Let’s be real here,  there is nothing anyone can possibly say or do to convince you stay away from her because you are overwhelmed and blinded by your emotions at the moment. You’re not thinking straight.

You’ll be asking your friends and family what to do about your situation but then in the end all you’re going to follow is an answer that you want to hear. You are held captive by your heart, and the only way to break free from that seemingly “love spell” is for you to finally smash your head against a brick wall and realize that YOU HAVE TO LET HER GO.

Maybe not forever, but at least for a little bit so she can have time to process her feelings and you can have time to move on. If that’s the ending.

Nobody else can EVER sway your decision; ultimately, you’ll only ditch your ex girlfriend on your own terms. Now let’s look at your last 3 questions:

Will she want to be back with you when she is ready for a relationship again?

- Who knows? There is no possible way to tell if she’ll ever consider being with you again.

How long will it be before she is ready?

- Again, who knows. Only she would know. And if she really cares for you then she’ll let you know if she’s ready.

What do I need to do?

- In a nutshell? Give her space.
You have to give her the gift of “missing you.”

Because if you’re always around she won’t appreciate you because she knows that you’re always around anyway.
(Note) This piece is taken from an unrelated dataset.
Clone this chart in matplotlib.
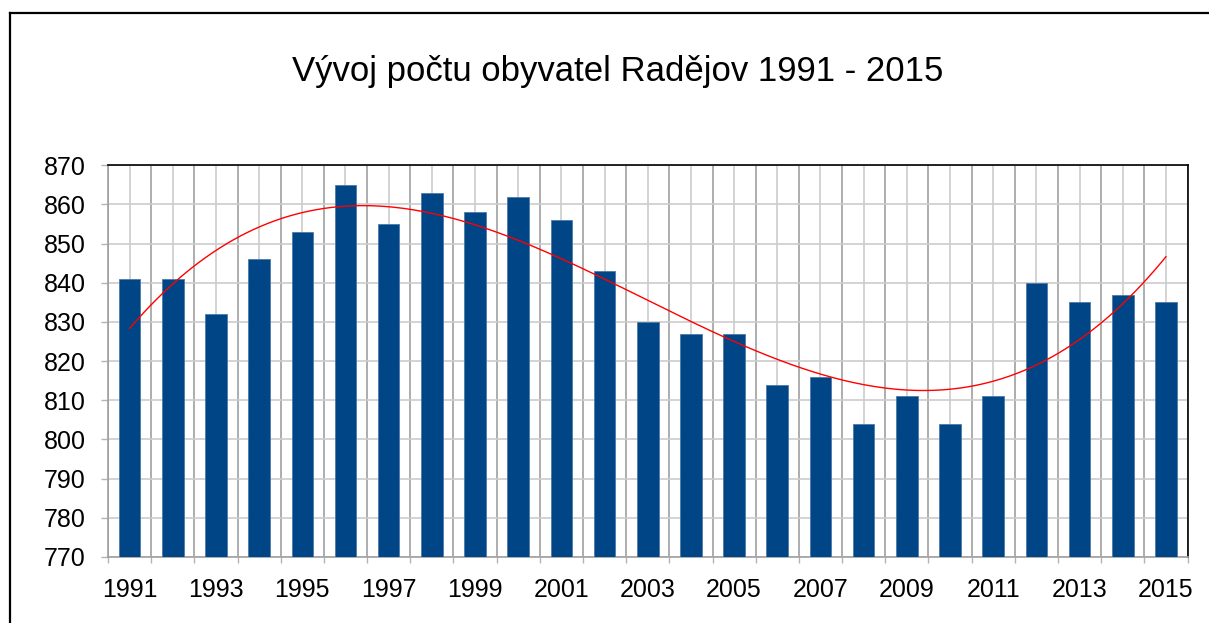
import numpy as np
import matplotlib
matplotlib.use("Agg")
import matplotlib.pyplot as plt
from matplotlib.lines import Line2D
from matplotlib.ticker import FixedLocator, NullFormatter, FixedFormatter

years = list(range(1991, 2016))
population = [841, 841, 832, 846, 853, 865, 855, 863, 858, 862,
              856, 843, 830, 827, 827, 814, 816, 804, 811, 804,
              811, 840, 835, 837, 835]
title = "Vývoj počtu obyvatel Radějov 1991 - 2015"

plt.rcParams['font.family'] = ['Liberation Sans', 'DejaVu Sans']

W, H = 1209, 623
fig = plt.figure(figsize=(W / 100, H / 100), dpi=100)
ax = fig.add_axes([108 / W, 1 - 557 / H, (1187.5 - 108) / W, (557 - 165.3) / H])

x = np.arange(len(years))
base = 770
ax.bar(x, [v - base for v in population], width=0.5, bottom=base, color='#004586',
       edgecolor='#4d7aa8', linewidth=0.6, zorder=3)

# cubic trend line fitted to the data
coef = np.polyfit(x, population, 3)
xs = np.linspace(0, len(years) - 1, 300)
ax.plot(xs, np.polyval(coef, xs), color='#ff0000', lw=1.0, zorder=4)

ax.set_xlim(-0.5, len(years) - 0.5)
ax.set_ylim(770, 870)
ax.set_yticks(np.arange(770, 871, 10))

# boundaries: tick marks + darker grid; centers: labels + lighter grid
ax.xaxis.set_major_locator(FixedLocator(np.arange(-0.5, len(years), 1.0)))
ax.xaxis.set_major_formatter(NullFormatter())
ax.xaxis.set_minor_locator(FixedLocator(x))
ax.xaxis.set_minor_formatter(FixedFormatter(
    [str(y) if i % 2 == 0 else "" for i, y in enumerate(years)]))
ax.tick_params(axis='x', which='major', length=4.5, color='#b3b3b3', width=1)
ax.tick_params(axis='x', which='minor', length=0, pad=15, labelsize=18)
ax.tick_params(axis='y', length=5, color='#b3b3b3', width=1, pad=11, labelsize=18)

ax.grid(axis='x', which='major', color='#a0a0a0', lw=1.2, zorder=0)
ax.grid(axis='x', which='minor', color='#cccccc', lw=1.2, zorder=0)
ax.grid(axis='y', color='#cccccc', lw=1.2, zorder=0)
ax.set_axisbelow(True)

for s in ['left', 'bottom']:
    ax.spines[s].set_color('#a0a0a0')
    ax.spines[s].set_linewidth(1.2)
for s in ['top', 'right']:
    ax.spines[s].set_color('black')
    ax.spines[s].set_linewidth(1.2)

fig.text(617.5 / W, 1 - 72 / H, title, ha='center', va='center', fontsize=25)

# outer frame (left and top edges visible)
fig.add_artist(Line2D([10 / W, 10 / W], [0, 1 - 12.5 / H], transform=fig.transFigure,
                      color='black', lw=1.6))
fig.add_artist(Line2D([10 / W, 1], [1 - 12.5 / H, 1 - 12.5 / H], transform=fig.transFigure,
                      color='black', lw=1.6))

fig.savefig("out.png", dpi=100)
Just take your time to HEAL.

Get out there. Make yourself busy. The more you make yourself busy, the less you think about her. Sometimes it takes a while for women to process their feelings, sometimes they won’t realise how much they like you until you’re gone.

“Sometimes people have to lose you to realize how much you’re worth.”

I know that it’s a hard task to give her space, but you have to do it. Otherwise if you keep suffocating her, she’ll eventually get annoyed and you’ll lose your chance FOREVER.

Is there a chance?

Yes. But then you have to also be prepared of the fact that she only wants you as a friend now.